Moore devotes chapters to housing, schools and food, pointing out the overt, the underlying and the institutional racism they incorporate. Her own experience is straight middle class, largely free of racist incidents and overt prejudice. Nonetheless, she has developed into a thoughtful, perceptive and in her words “uppity negress,” which is really fundamental to telling this story properly. The book is not scientific, prescriptive or complete; it is personal and selective.

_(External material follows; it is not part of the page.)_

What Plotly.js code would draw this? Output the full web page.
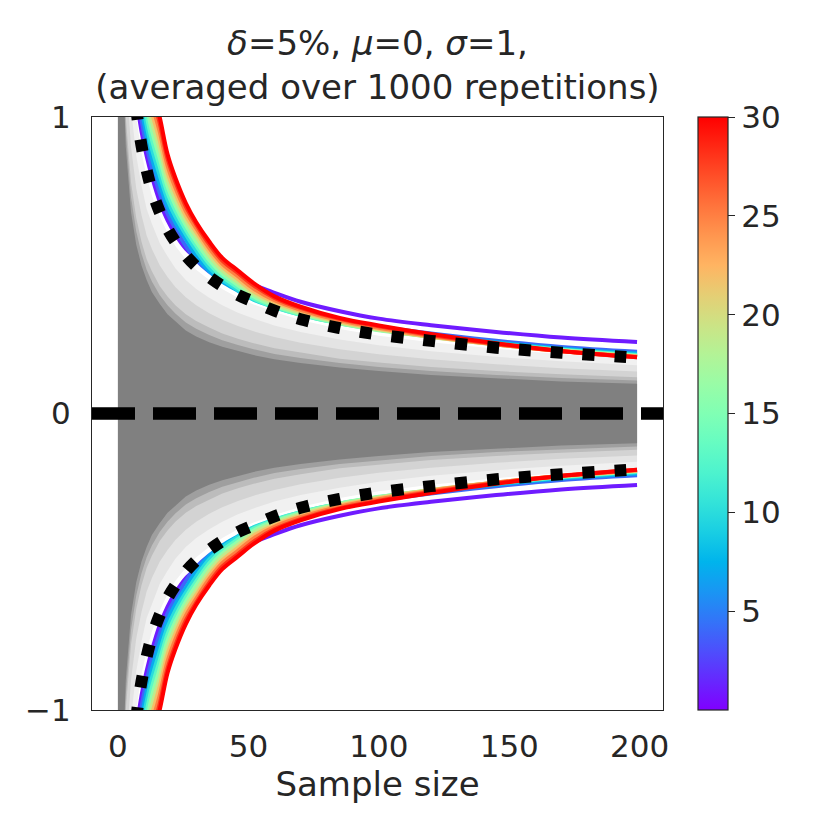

The South Side ends on several positive notes, as barriers appear to be falling. Blacks and whites are mixing, housing is opening up some, and attitudes are slowly changing as integration and multiculturalism become assets rather than taboos. As one interviewee put it – segregation isn’t the problem; the diversion of resources is the problem. Blacks need not be desegregated to thrive; they need to stand up to whites to get access to the resources they have an equal say in and right to.